(Stored rows)

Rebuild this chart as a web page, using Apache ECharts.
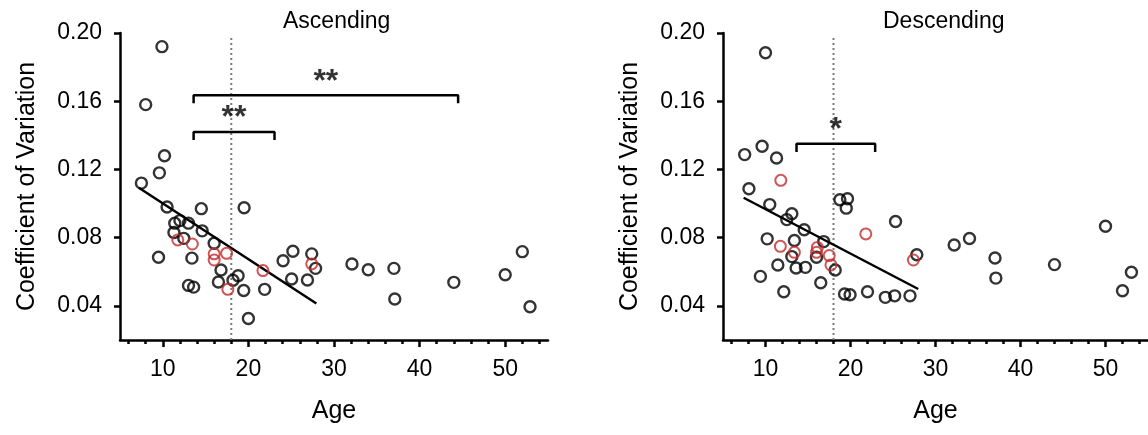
--
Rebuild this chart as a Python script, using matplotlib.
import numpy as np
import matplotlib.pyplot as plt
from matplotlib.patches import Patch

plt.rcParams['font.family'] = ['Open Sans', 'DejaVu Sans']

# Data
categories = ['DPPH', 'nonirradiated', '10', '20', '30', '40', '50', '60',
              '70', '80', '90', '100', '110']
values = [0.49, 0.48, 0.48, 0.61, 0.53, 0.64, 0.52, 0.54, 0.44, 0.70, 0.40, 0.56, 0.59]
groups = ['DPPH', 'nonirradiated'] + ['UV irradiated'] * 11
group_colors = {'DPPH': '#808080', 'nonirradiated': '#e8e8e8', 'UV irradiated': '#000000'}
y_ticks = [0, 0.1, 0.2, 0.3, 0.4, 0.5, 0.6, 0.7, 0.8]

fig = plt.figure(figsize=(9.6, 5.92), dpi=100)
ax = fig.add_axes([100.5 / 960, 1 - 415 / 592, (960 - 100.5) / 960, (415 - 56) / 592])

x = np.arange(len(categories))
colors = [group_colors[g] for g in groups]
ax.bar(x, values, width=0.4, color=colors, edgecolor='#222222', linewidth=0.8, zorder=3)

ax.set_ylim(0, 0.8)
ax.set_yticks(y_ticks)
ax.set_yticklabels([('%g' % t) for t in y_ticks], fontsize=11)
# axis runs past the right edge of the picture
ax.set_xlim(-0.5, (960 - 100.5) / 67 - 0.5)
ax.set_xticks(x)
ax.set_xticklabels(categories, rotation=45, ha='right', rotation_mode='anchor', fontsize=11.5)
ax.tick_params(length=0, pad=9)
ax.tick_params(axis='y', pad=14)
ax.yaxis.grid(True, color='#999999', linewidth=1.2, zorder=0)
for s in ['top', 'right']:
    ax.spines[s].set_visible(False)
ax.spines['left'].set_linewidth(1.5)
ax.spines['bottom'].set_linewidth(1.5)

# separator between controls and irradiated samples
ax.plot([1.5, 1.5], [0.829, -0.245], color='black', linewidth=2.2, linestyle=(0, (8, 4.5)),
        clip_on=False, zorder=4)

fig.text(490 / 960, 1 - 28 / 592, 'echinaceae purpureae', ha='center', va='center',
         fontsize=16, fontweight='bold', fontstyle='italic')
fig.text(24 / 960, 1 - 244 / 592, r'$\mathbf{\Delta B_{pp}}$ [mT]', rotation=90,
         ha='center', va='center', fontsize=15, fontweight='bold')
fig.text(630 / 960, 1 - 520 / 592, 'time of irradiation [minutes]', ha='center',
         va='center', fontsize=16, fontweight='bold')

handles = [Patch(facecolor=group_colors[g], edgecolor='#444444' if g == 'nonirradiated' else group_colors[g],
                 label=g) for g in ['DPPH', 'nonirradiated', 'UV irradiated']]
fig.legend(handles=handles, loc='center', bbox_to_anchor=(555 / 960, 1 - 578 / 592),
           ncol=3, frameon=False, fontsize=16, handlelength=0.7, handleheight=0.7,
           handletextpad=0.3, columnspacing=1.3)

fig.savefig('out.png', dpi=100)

(Task statement)
Among the entries above, locate the lines containing "Rebuild this chart as a Python" and "plt.rcParams['font.family'] = ['Open", and transcribe exactly those two lines and all lines between.

(Result for this task)
Rebuild this chart as a Python script, using matplotlib.
import numpy as np
import matplotlib.pyplot as plt
from matplotlib.patches import Patch

plt.rcParams['font.family'] = ['Open Sans', 'DejaVu Sans']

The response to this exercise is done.